The surprise of Visitor floored me. Like Make Room! Make Room! (Soylent Green) or Planet of the Apes, it was us all along! A second, minor surprise is that the kyo left Atevi space, leaving Bren and company with… what? A couple of things: what to do with the secret the kyo left with Bren, and also, what to do with overpopulation on the space station? Add in an atevi family feud, and you’ve got the recipe for Convergence (2017).

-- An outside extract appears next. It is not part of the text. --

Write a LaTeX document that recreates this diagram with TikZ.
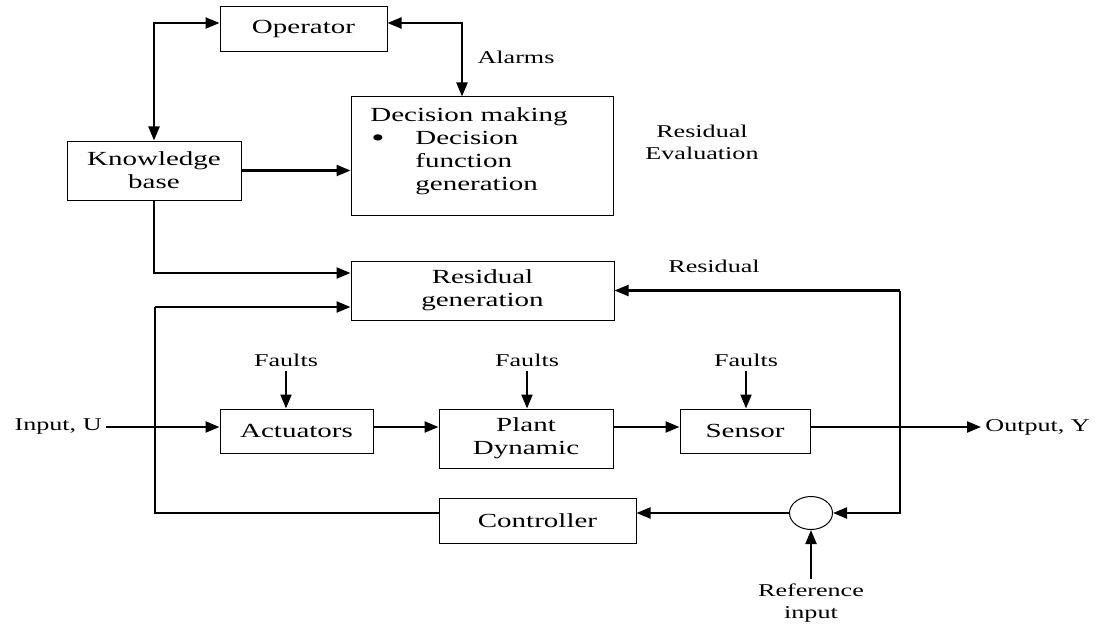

The title Convergence, indeed the events of the novel are a conflation of a few thnigs. As is the Foreigner series’ identity, this conflation is not without the need for diplomacy, negotiation, and compromise, however. Enter our hero Bren Cameron. The secret of the human war with the kyo burning a hole in his thoughts, Bren and his entourage head to Mospheira to deliver humanity’s copy of the treaty and to resolve the overpopulation situation on the station. Some members of the Mospheiran government displeased at having been left out of kyo negotiations, Bren must deal with aggressive questioning and general enmity to find a solution. Meanwhile, Cajeri is sent on a publicity mission to uncle Tatesegi’s home. Little does he know that the skeletons of his mother’s family’s past are about to come out of the closet.
I had a weird moment reading Convergence. At one point in the early chapters, Bren/Cherryh set the scene for an upcoming meeting with Mospheira’s president, Shawn Tyers. What would ordinarily be a dry piece of diplomacy, I found myself instinctually thinking, Can’t wait! Cherryh has gotten me so embedded in her world and characters that what ordinarily causes me to groan had me expectant of conversation to come. In a day and age when so much science fiction is dependent on sensawunda, that is a subtle success if ever there were.
I am not able to say which of the six trilogies that comprise the Foreigner series is best. Like children, each have their own qualities and role in the series. What I can say is that Convergence brings to an end what was set up by Tracker and expanded by Visitor in satisfying fashion. It doesn’t have the “fireworks” of Visitor, but it does feature a problem that Bren has yet to face, namely human negotiations. After seventeen books, this contrasts nicely with atevi negotiations.
Overall, the novel closes a trilogy which featured almost everything that makes the overall series great, save internal atevi clashes. Cultural and social (vs military) conflict, linguistics and communication, us vs. them thinking, compromise, soft skills, etc.—Foreigner fingerprints are visible everywhere. Convergence, and this trilogy as a whole, almost feel like a bookend. Bringing together all the major elements of the series thus far and tying them off with a loose bow, Cherryh could have ended the series here and I think most readers would have been satisfied. Knowing another trilogy has been published as of the writing of this review leads to the question: what next?